Freddie Gray protests 'highlight state indifference'

Black residents in Baltimore tell Anadolu Agency of their frustration following death in police custody of 25-year-old

Freddie Gray protests 'highlight state indifference'
Black residents in Baltimore, the U.S. state rocked by protests following the death in police custody of 25-year-old Freddie Gray, have told Anadolu Agency they are treated unfairly and the state and media ignore the real problems in their neighborhood.

They spoke out as protests continue to sweep the largest city in the U.S. state of Maryland following the death of Gray, who died after suffering a spinal injury in the back of a police van on April 19.

Baltimore resident Fenyanga Muhammad said: "There are hundreds of people who share the same story as Freddie Gray.

"The U.S. government and media ignore the real problems of people living in Baltimore."

Baltimore’s chief prosecutor Marilyn Mosby charged six police officers on Friday with a range of crimes, including murder and manslaughter, after a medical examiner’s report declared Gray’s death a homicide.
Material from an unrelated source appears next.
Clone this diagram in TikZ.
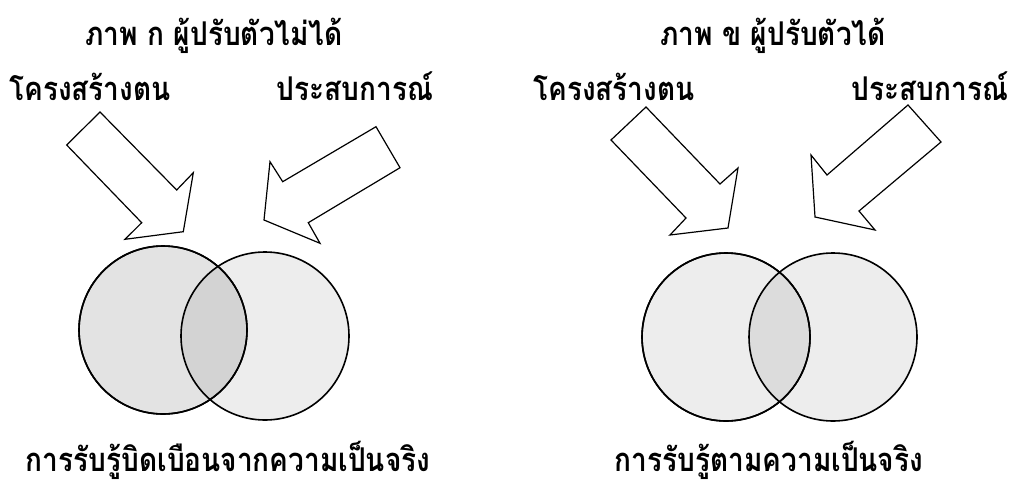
\documentclass[tikz,border=0pt]{standalone}
\usepackage{fontspec}
\newfontfamily\thaifont[Script=Thai]{Loma}
\newcommand{\tall}[1]{\scalebox{1}[1.17]{#1}}
\begin{document}
\begin{tikzpicture}[x=1pt,y=-1pt,
  lbl/.style={font=\thaifont\bfseries\fontsize{28}{34}\selectfont, inner sep=0pt, anchor=base},
  blockarrow/.style={draw=black, line width=1.2pt, fill=white, line join=miter},
  ring/.style={circle, draw=black, line width=1.6pt, minimum size=168pt, inner sep=0pt},
  light/.style={fill=black, fill opacity=0.07},
  dark/.style={fill=black, fill opacity=0.11}]
\useasboundingbox (0,0) rectangle (1016,479);
% ---- left picture
\node[lbl] (tA) at (214,45) {\tall{ภาพ ก ผู้ปรับตัวไม่ได้}};
\node[lbl] (sA) at (90,100) {\tall{โครงสร้างตน}};
\node[lbl] (eA) at (355,100) {\tall{ประสบการณ์}};
\draw[blockarrow] (100,112) -- (176.7,190) -- (193.3,172.7) -- (183.3,231.7) -- (125,239.3) -- (141.7,222.7) -- (66.7,145) -- cycle;
\draw[blockarrow] (376,126.7) -- (400,167.7) -- (308.3,222.7) -- (320,243.3) -- (264,220) -- (270,161.7) -- (282.7,181.7) -- cycle;
\node[ring, dark] (cA1) at (163,330) {};
\node[ring, light] (cA2) at (265,336) {};
\node[ring] at (cA1) {};
\node[lbl] (bA) at (228,471) {\tall{การรับรู้บิดเบือนจากความเป็นจริง}};
% ---- right picture
\node[lbl] (tB) at (773,45) {\tall{ภาพ ข ผู้ปรับตัวได้}};
\node[lbl] (sB) at (614,100) {\tall{โครงสร้างตน}};
\node[lbl] (eB) at (930,100) {\tall{ประสบการณ์}};
\draw[blockarrow] (646,107) -- (720,184) -- (738,168) -- (728,228) -- (670,235) -- (686,218) -- (611,140) -- cycle;
\draw[blockarrow] (908,105) -- (941,142) -- (859,211) -- (875,230) -- (815,217) -- (811,155) -- (827,175) -- cycle;
\node[ring, light] (cB1) at (726,337) {};
\node[ring, light] (cB2) at (833,337) {};
\node[ring] at (cB1) {};
\node[lbl] (bB) at (769,471) {\tall{การรับรู้ตามความเป็นจริง}};
\end{tikzpicture}
\end{document}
Mosby also said Gray, 25, had been unlawfully arrested and the officers involved had repeatedly ignored his pleas for medical help as he lay handcuffed and with his legs shackled in the rear of the van.

Barber and Baltimore resident Jeff Grayson, 56, told Anadolu Agency African Americans where present in just two of the city's streets in the 1970s and were surrounded by whites.

He said that, in order to pass through the streets between white people, African Americans had to walk in groups and many black children were afraid of going to school because they had to go through white neighborhoods.

Resident Floid Irvin, who has lived in Baltimore - a city only one hour from the US capital, Washington D.C., and with 60 percent of its population made up of African Americans - for more than 20 years.

He told AA "the people living here are not that bad".

He said most people living in the neighborhood were elderly and most parents with children had moved their families to other cities in search of a better live.

"Despite all of all this, if I go 20 years backwards, I'd still want to settle in this same neighborhood,” said Irvin, a widower, who lives alone after all his children left for other cities in search for jobs. 

Referring to housing conditions in the city, he said: "I wished the state was able to offer more suitable homes for people like us."

Duiwin Stewart, 24, whose younger brother was shot dead in the street in 2014, said it is very difficult for young people to find a job in the city. 

"We are just trying to stay alive," he said.

During the protests in Baltimore following Gray's death, a Muslim group took the streets to mediate between the police and protesters.